Treasures from the House of Alba is accompanied by a fully illustrated catalogue, which includes in- depth information about the collection and its history, and lays the groundwork for future research on the works included in the exhibition, as well as the collection as a whole. The catalogue, which contains essays from nine noted scholars of Spanish art, is edited by Fernando Checa Cremades and includes studies of the Alba family’s three main palaces, as well as new photography of the buildings and their current décor and gardens.
Following its viewing at the Meadows Museum, the exhibition will travel to the Frist Center for the Visual Arts in Nashville, where it will be presented from February 5 through May 1, 2016.

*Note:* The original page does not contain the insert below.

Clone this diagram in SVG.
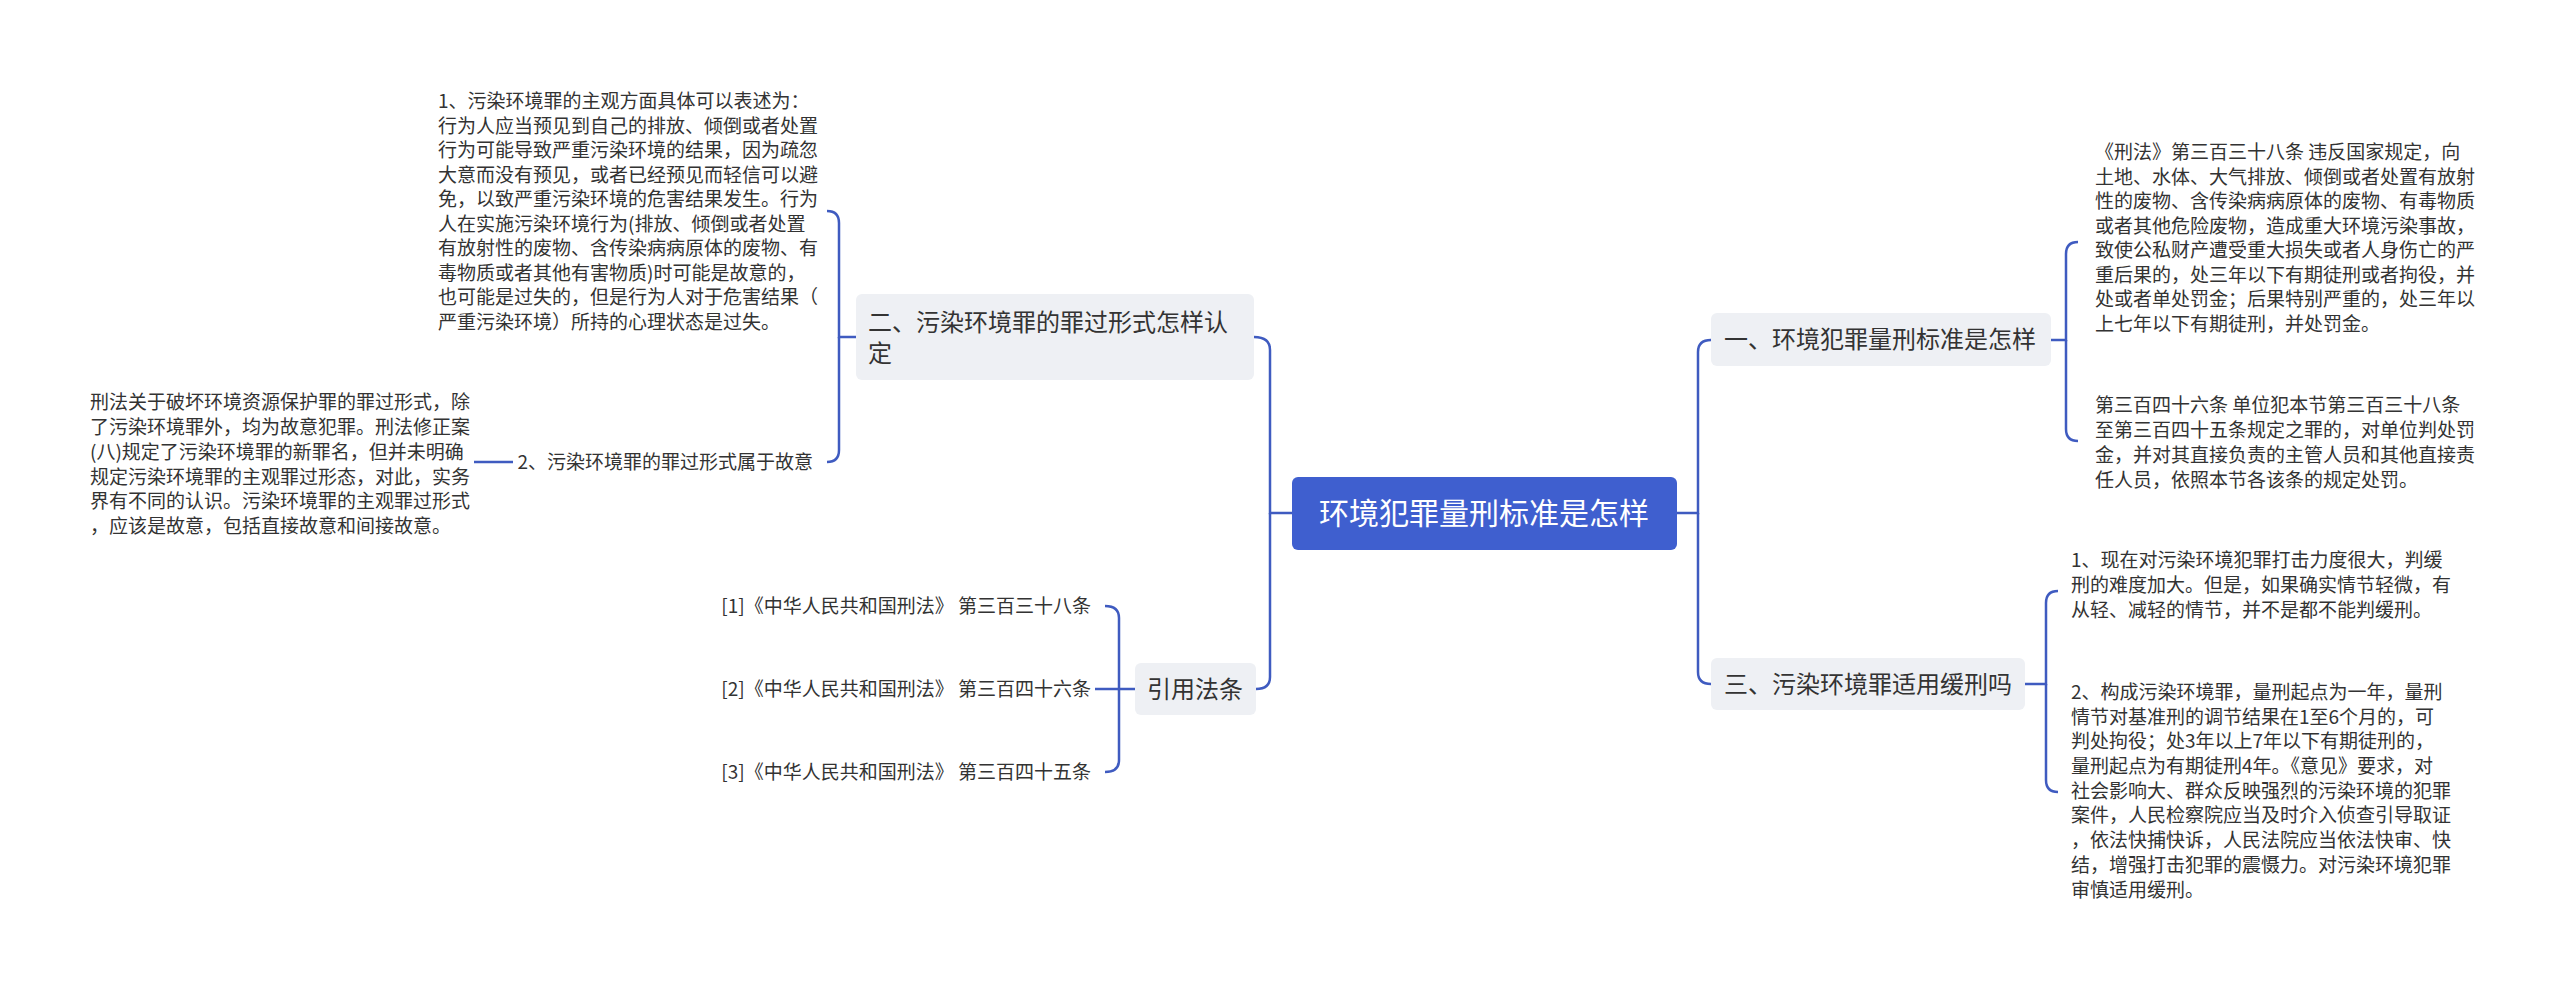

This exhibition has been organized by the Meadows Museum at SMU. A generous gift from The Meadows Foundation has made this project possible. It is part of the Museum’s Golden Anniversary, which is sponsored by The Meadows Foundation, The Moody Foundation, the Dallas Convention and Visitors Bureau, and the Dallas Tourism Public Improvement District. Media sponsorship has been provided by The Dallas Morning News. This exhibition is supported by an indemnity from the Federal Council on the Arts and the Humanities.
About the Meadows Museum
The Meadows Museum is the leading U.S. institution focused on the study and presentation of the art of Spain. In 1962, Dallas businessman and philanthropist Algur H. Meadows donated his private collection of Spanish paintings, as well as funds to start a museum, to Southern Methodist University. The Museum opened to the public in 1965, marking the first step in fulfilling Meadows’s vision to create a “Prado on the Prairie.”
Today, the Meadows is home to one of the largest and most comprehensive collections of Spanish art outside of Spain. The collection spans from the 10th to the 21st century and includes medieval objects, Renaissance and Baroque sculptures, and major paintings by Golden Age and modern masters. Since 2010 the Museum has been engaged in a multidimensional partnership with the Prado, which has included the exchange of scholarship, exhibitions, works of art, and other resources.
About the Fundación Casa de Alba
The Fundación Casa de Alba is a Spanish institution dedicated to culture. Established May 14, 1975 by Cayetana Fitz-James Stuart, 18th Duchess of Alba, with the inestimable support of her husband Luis Martínez de Irujo y Artázcoz, it is mindful of the important patrimony possessed by the House of Alba, of which she was the head. The objectives of the Foundation include the permanent exhibition to the public of works of art belonging to the Foundation in the Palaces of Liria in Madrid and Monterrey in Salamanca; the conservation and dissemination of the historical and artistic heritage of the House of Alba; and the description and conservation of its bibliographic and documentary holdings.